Transcribe the material verbatim in full; the pictures do not belong in the copy.

--- start of Recorded data ---

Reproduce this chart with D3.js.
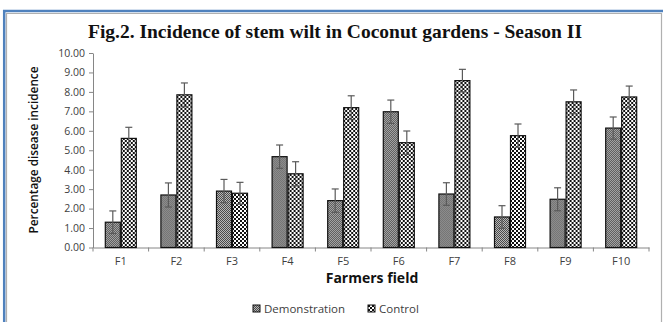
<!DOCTYPE html>
<html>
<head>
<meta charset="utf-8">
<script src="https://cdn.jsdelivr.net/npm/d3@7"></script>
<style>
  html, body { margin: 0; padding: 0; background: #fff; }
  svg { display: block; }
</style>
</head>
<body>
<svg id="chart" width="663" height="322"></svg>
<script>
// Farmers' fields and disease incidence (%) for season II
const fields = ["F1", "F2", "F3", "F4", "F5", "F6", "F7", "F8", "F9", "F10"];
const seriesNames = ["Demonstration", "Control"];
const demonstration = [1.30, 2.70, 2.90, 4.67, 2.41, 6.98, 2.75, 1.57, 2.48, 6.14];
const control = [5.61, 7.85, 2.79, 3.79, 7.19, 5.39, 8.58, 5.75, 7.49, 7.74];
const demonstrationErr = [0.58, 0.62, 0.60, 0.60, 0.60, 0.60, 0.58, 0.58, 0.59, 0.57];
const controlErr = [0.57, 0.61, 0.56, 0.62, 0.61, 0.60, 0.58, 0.60, 0.61, 0.56];
const yTicks = [0, 1, 2, 3, 4, 5, 6, 7, 8, 9, 10];

const svg = d3.select("#chart");
const W = 663, H = 322;

// frame: blue outer rule with a grey inner rule
svg.append("line").attr("x1", 3).attr("x2", W).attr("y1", 11).attr("y2", 11)
  .attr("stroke", "#4f81bd").attr("stroke-width", 2.5);
svg.append("line").attr("x1", 4.2).attr("x2", 4.2).attr("y1", 10).attr("y2", H)
  .attr("stroke", "#4f81bd").attr("stroke-width", 2.5);
svg.append("path").attr("d", `M6.5,${H} V13.5 H661.5 V${H}`)
  .attr("fill", "none").attr("stroke", "#b0b0b0").attr("stroke-width", 1.2);

// fill patterns
const defs = svg.append("defs");
const pDemo = defs.append("pattern").attr("id", "pat-demo")
  .attr("patternUnits", "userSpaceOnUse").attr("width", 2).attr("height", 2);
pDemo.append("rect").attr("width", 2).attr("height", 2).attr("fill", "#b8b8b8");
pDemo.append("rect").attr("width", 1).attr("height", 1).attr("fill", "#4a4a4a");
pDemo.append("rect").attr("x", 1).attr("y", 1).attr("width", 1).attr("height", 1).attr("fill", "#4a4a4a");

const pCtrl = defs.append("pattern").attr("id", "pat-ctrl")
  .attr("patternUnits", "userSpaceOnUse").attr("width", 4).attr("height", 4);
pCtrl.append("rect").attr("width", 4).attr("height", 4).attr("fill", "#ffffff");
pCtrl.append("rect").attr("width", 2).attr("height", 2).attr("fill", "#111");
pCtrl.append("rect").attr("x", 2).attr("y", 2).attr("width", 2).attr("height", 2).attr("fill", "#111");

const fills = ["url(#pat-demo)", "url(#pat-ctrl)"];

// title
svg.append("text")
  .attr("x", 335).attr("y", 38)
  .attr("text-anchor", "middle")
  .attr("font-family", "'Liberation Serif', 'Times New Roman', serif")
  .attr("font-weight", "bold")
  .attr("font-size", 19.5)
  .attr("fill", "#111")
  .text("Fig.2. Incidence of stem wilt in Coconut gardens - Season II");

// scales
const plot = { left: 93, right: 649, top: 53, bottom: 247.5 };
const x = d3.scaleBand().domain(fields).range([plot.left, plot.right]);
const xs = d3.scaleBand().domain(seriesNames).range([0, 32]);
const y = d3.scaleLinear().domain([0, 10]).range([plot.bottom, plot.top]);

const axisColor = "#868686";
const labelFont = "'Open Sans', 'DejaVu Sans', sans-serif";

// y axis
const yAxis = svg.append("g").attr("transform", `translate(${plot.left},0)`)
  .call(d3.axisLeft(y).tickValues(yTicks).tickSize(4).tickSizeOuter(0).tickFormat(d3.format(".2f")));
yAxis.select(".domain").attr("stroke", axisColor);
yAxis.selectAll(".tick line").attr("stroke", axisColor);
yAxis.selectAll(".tick text")
  .attr("font-family", labelFont).attr("font-size", 10.5).attr("fill", "#404040").attr("x", -8);

// x axis with ticks between categories
const xAxis = svg.append("g").attr("transform", `translate(0,${plot.bottom})`)
  .call(d3.axisBottom(x).tickSize(0).tickSizeOuter(0).tickPadding(10));
xAxis.select(".domain").attr("stroke", axisColor);
xAxis.selectAll(".tick text")
  .attr("font-family", labelFont).attr("font-size", 11).attr("fill", "#404040");
xAxis.selectAll(".sep").data(d3.range(fields.length + 1)).enter().append("line")
  .attr("x1", i => plot.left + i * x.step()).attr("x2", i => plot.left + i * x.step())
  .attr("y1", 0).attr("y2", 4).attr("stroke", axisColor);

// bars
const rows = fields.map((f, i) => ({
  field: f,
  vals: [
    { s: seriesNames[0], v: demonstration[i], e: demonstrationErr[i], k: 0 },
    { s: seriesNames[1], v: control[i], e: controlErr[i], k: 1 }
  ]
}));
const groups = svg.selectAll(".grp").data(rows).enter().append("g")
  .attr("transform", d => `translate(${x(d.field) + (x.bandwidth() - 32) / 2},0)`);

groups.selectAll("rect").data(d => d.vals).enter().append("rect")
  .attr("x", d => xs(d.s) + 0.5)
  .attr("width", xs.bandwidth() - 1)
  .attr("y", d => y(d.v))
  .attr("height", d => y(0) - y(d.v))
  .attr("fill", d => fills[d.k])
  .attr("stroke", "#111").attr("stroke-width", 1.2);

// error bars
const errColor = "#5a5a5a";
const eb = groups.selectAll(".err").data(d => d.vals).enter().append("g");
eb.append("line")
  .attr("x1", d => xs(d.s) + xs.bandwidth() / 2).attr("x2", d => xs(d.s) + xs.bandwidth() / 2)
  .attr("y1", d => y(d.v + d.e)).attr("y2", d => y(d.v - d.e))
  .attr("stroke", errColor).attr("stroke-width", 1.2);
[1, -1].forEach(sg => {
  eb.append("line")
    .attr("x1", d => xs(d.s) + xs.bandwidth() / 2 - 3.5).attr("x2", d => xs(d.s) + xs.bandwidth() / 2 + 3.5)
    .attr("y1", d => y(d.v + sg * d.e)).attr("y2", d => y(d.v + sg * d.e))
    .attr("stroke", errColor).attr("stroke-width", 1.2);
});

// axis titles
svg.append("text")
  .attr("transform", `translate(38,150) rotate(-90)`)
  .attr("text-anchor", "middle")
  .attr("font-family", labelFont).attr("font-weight", "600").attr("font-size", 11.8)
  .attr("fill", "#111")
  .text("Percentage disease incidence");
svg.append("text")
  .attr("x", 372).attr("y", 283)
  .attr("text-anchor", "middle")
  .attr("font-family", labelFont).attr("font-weight", "bold").attr("font-size", 14)
  .attr("fill", "#111")
  .text("Farmers field");

// legend
const legendX = [253, 368];
const lg = svg.selectAll(".lg").data(seriesNames).enter().append("g")
  .attr("transform", (d, i) => `translate(${legendX[i]},305)`);
lg.append("rect").attr("width", 7).attr("height", 7)
  .attr("fill", (d, i) => fills[i]).attr("stroke", "#111").attr("stroke-width", 1);
lg.append("text").attr("x", 11).attr("y", 8)
  .attr("font-family", labelFont).attr("font-size", 11.5).attr("fill", "#404040")
  .text(d => d);
</script>
</body>
</html>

--- end of Recorded data ---

▸ The completed task:
Reproduce this chart with D3.js.
<!DOCTYPE html>
<html>
<head>
<meta charset="utf-8">
<script src="https://cdn.jsdelivr.net/npm/d3@7"></script>
<style>
  html, body { margin: 0; padding: 0; background: #fff; }
  svg { display: block; }
</style>
</head>
<body>
<svg id="chart" width="663" height="322"></svg>
<script>
// Farmers' fields and disease incidence (%) for season II
const fields = ["F1", "F2", "F3", "F4", "F5", "F6", "F7", "F8", "F9", "F10"];
const seriesNames = ["Demonstration", "Control"];
const demonstration = [1.30, 2.70, 2.90, 4.67, 2.41, 6.98, 2.75, 1.57, 2.48, 6.14];
const control = [5.61, 7.85, 2.79, 3.79, 7.19, 5.39, 8.58, 5.75, 7.49, 7.74];
const demonstrationErr = [0.58, 0.62, 0.60, 0.60, 0.60, 0.60, 0.58, 0.58, 0.59, 0.57];
const controlErr = [0.57, 0.61, 0.56, 0.62, 0.61, 0.60, 0.58, 0.60, 0.61, 0.56];
const yTicks = [0, 1, 2, 3, 4, 5, 6, 7, 8, 9, 10];

const svg = d3.select("#chart");
const W = 663, H = 322;

// frame: blue outer rule with a grey inner rule
svg.append("line").attr("x1", 3).attr("x2", W).attr("y1", 11).attr("y2", 11)
  .attr("stroke", "#4f81bd").attr("stroke-width", 2.5);
svg.append("line").attr("x1", 4.2).attr("x2", 4.2).attr("y1", 10).attr("y2", H)
  .attr("stroke", "#4f81bd").attr("stroke-width", 2.5);
svg.append("path").attr("d", `M6.5,${H} V13.5 H661.5 V${H}`)
  .attr("fill", "none").attr("stroke", "#b0b0b0").attr("stroke-width", 1.2);

// fill patterns
const defs = svg.append("defs");
const pDemo = defs.append("pattern").attr("id", "pat-demo")
  .attr("patternUnits", "userSpaceOnUse").attr("width", 2).attr("height", 2);
pDemo.append("rect").attr("width", 2).attr("height", 2).attr("fill", "#b8b8b8");
pDemo.append("rect").attr("width", 1).attr("height", 1).attr("fill", "#4a4a4a");
pDemo.append("rect").attr("x", 1).attr("y", 1).attr("width", 1).attr("height", 1).attr("fill", "#4a4a4a");

const pCtrl = defs.append("pattern").attr("id", "pat-ctrl")
  .attr("patternUnits", "userSpaceOnUse").attr("width", 4).attr("height", 4);
pCtrl.append("rect").attr("width", 4).attr("height", 4).attr("fill", "#ffffff");
pCtrl.append("rect").attr("width", 2).attr("height", 2).attr("fill", "#111");
pCtrl.append("rect").attr("x", 2).attr("y", 2).attr("width", 2).attr("height", 2).attr("fill", "#111");

const fills = ["url(#pat-demo)", "url(#pat-ctrl)"];

// title
svg.append("text")
  .attr("x", 335).attr("y", 38)
  .attr("text-anchor", "middle")
  .attr("font-family", "'Liberation Serif', 'Times New Roman', serif")
  .attr("font-weight", "bold")
  .attr("font-size", 19.5)
  .attr("fill", "#111")
  .text("Fig.2. Incidence of stem wilt in Coconut gardens - Season II");

// scales
const plot = { left: 93, right: 649, top: 53, bottom: 247.5 };
const x = d3.scaleBand().domain(fields).range([plot.left, plot.right]);
const xs = d3.scaleBand().domain(seriesNames).range([0, 32]);
const y = d3.scaleLinear().domain([0, 10]).range([plot.bottom, plot.top]);

const axisColor = "#868686";
const labelFont = "'Open Sans', 'DejaVu Sans', sans-serif";

// y axis
const yAxis = svg.append("g").attr("transform", `translate(${plot.left},0)`)
  .call(d3.axisLeft(y).tickValues(yTicks).tickSize(4).tickSizeOuter(0).tickFormat(d3.format(".2f")));
yAxis.select(".domain").attr("stroke", axisColor);
yAxis.selectAll(".tick line").attr("stroke", axisColor);
yAxis.selectAll(".tick text")
  .attr("font-family", labelFont).attr("font-size", 10.5).attr("fill", "#404040").attr("x", -8);

// x axis with ticks between categories
const xAxis = svg.append("g").attr("transform", `translate(0,${plot.bottom})`)
  .call(d3.axisBottom(x).tickSize(0).tickSizeOuter(0).tickPadding(10));
xAxis.select(".domain").attr("stroke", axisColor);
xAxis.selectAll(".tick text")
  .attr("font-family", labelFont).attr("font-size", 11).attr("fill", "#404040");
xAxis.selectAll(".sep").data(d3.range(fields.length + 1)).enter().append("line")
  .attr("x1", i => plot.left + i * x.step()).attr("x2", i => plot.left + i * x.step())
  .attr("y1", 0).attr("y2", 4).attr("stroke", axisColor);

// bars
const rows = fields.map((f, i) => ({
  field: f,
  vals: [
    { s: seriesNames[0], v: demonstration[i], e: demonstrationErr[i], k: 0 },
    { s: seriesNames[1], v: control[i], e: controlErr[i], k: 1 }
  ]
}));
const groups = svg.selectAll(".grp").data(rows).enter().append("g")
  .attr("transform", d => `translate(${x(d.field) + (x.bandwidth() - 32) / 2},0)`);

groups.selectAll("rect").data(d => d.vals).enter().append("rect")
  .attr("x", d => xs(d.s) + 0.5)
  .attr("width", xs.bandwidth() - 1)
  .attr("y", d => y(d.v))
  .attr("height", d => y(0) - y(d.v))
  .attr("fill", d => fills[d.k])
  .attr("stroke", "#111").attr("stroke-width", 1.2);

// error bars
const errColor = "#5a5a5a";
const eb = groups.selectAll(".err").data(d => d.vals).enter().append("g");
eb.append("line")
  .attr("x1", d => xs(d.s) + xs.bandwidth() / 2).attr("x2", d => xs(d.s) + xs.bandwidth() / 2)
  .attr("y1", d => y(d.v + d.e)).attr("y2", d => y(d.v - d.e))
  .attr("stroke", errColor).attr("stroke-width", 1.2);
[1, -1].forEach(sg => {
  eb.append("line")
    .attr("x1", d => xs(d.s) + xs.bandwidth() / 2 - 3.5).attr("x2", d => xs(d.s) + xs.bandwidth() / 2 + 3.5)
    .attr("y1", d => y(d.v + sg * d.e)).attr("y2", d => y(d.v + sg * d.e))
    .attr("stroke", errColor).attr("stroke-width", 1.2);
});

// axis titles
svg.append("text")
  .attr("transform", `translate(38,150) rotate(-90)`)
  .attr("text-anchor", "middle")
  .attr("font-family", labelFont).attr("font-weight", "600").attr("font-size", 11.8)
  .attr("fill", "#111")
  .text("Percentage disease incidence");
svg.append("text")
  .attr("x", 372).attr("y", 283)
  .attr("text-anchor", "middle")
  .attr("font-family", labelFont).attr("font-weight", "bold").attr("font-size", 14)
  .attr("fill", "#111")
  .text("Farmers field");

// legend
const legendX = [253, 368];
const lg = svg.selectAll(".lg").data(seriesNames).enter().append("g")
  .attr("transform", (d, i) => `translate(${legendX[i]},305)`);
lg.append("rect").attr("width", 7).attr("height", 7)
  .attr("fill", (d, i) => fills[i]).attr("stroke", "#111").attr("stroke-width", 1);
lg.append("text").attr("x", 11).attr("y", 8)
  .attr("font-family", labelFont).attr("font-size", 11.5).attr("fill", "#404040")
  .text(d => d);
</script>
</body>
</html>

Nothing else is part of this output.